ナポレオン

上垣豊『ナポレオン 英雄か独裁者か』山川出版社、2013


山川の世界史リブレットのナポレオン編。おもしろかった。

英雄か独裁者か、というタイトルになっているが、そのとおりで、どっちとも言えるのがナポレオン。戦争もできて、内政もできたのだし、革命期の混乱を収拾できたのはナポレオンだけ。後の政治家はあまり役に立っていない。

ヨーロッパを征服する手前まで行き、近代フランスの基礎を作ったのだから、英雄扱いされるのはあたりまえ。しかし、実際には、大戦争をしなければ英雄にはなれず、この大戦争そのものが失敗だったので、没落も必然的。

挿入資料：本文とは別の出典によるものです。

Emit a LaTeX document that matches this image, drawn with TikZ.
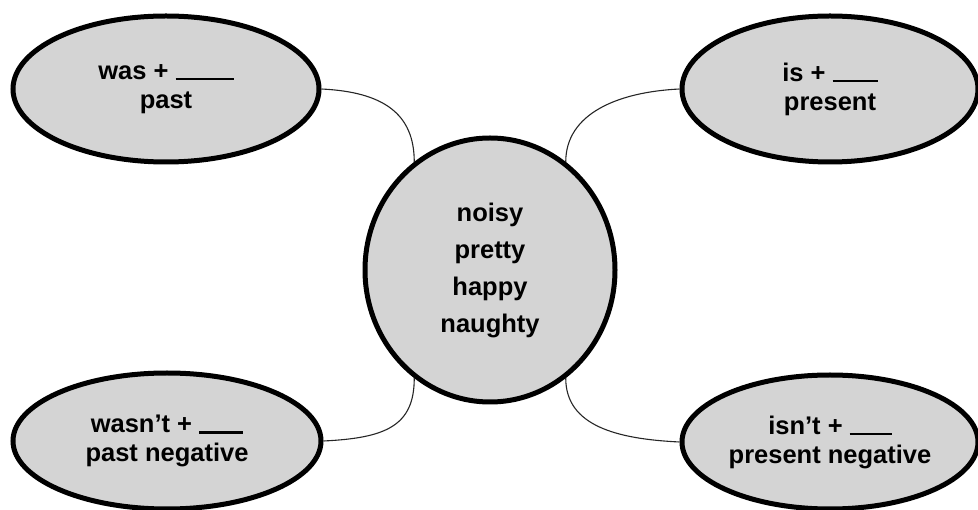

おもしろいのはナポレオン死後にナポレオン伝説がどのようにできていったかという話。フランスでも、王政復古の後はナポレオンの評判は悪く、第二帝政期にも、ナポレオンの持ち上げはあまりされていなかった(ナポレオン3世が、自分の影が薄くなるのを嫌ったため)。

むしろナポレオン伝説が持ち上げられるのは、第二次大戦後。ド・ゴールとゴーリストがナポレオンを持ち上げていた。また、フランス以外でも肯定的に言及されることが多いが、スペインでは悪者扱い。けっきょく、いつも歴史はおはなしの国。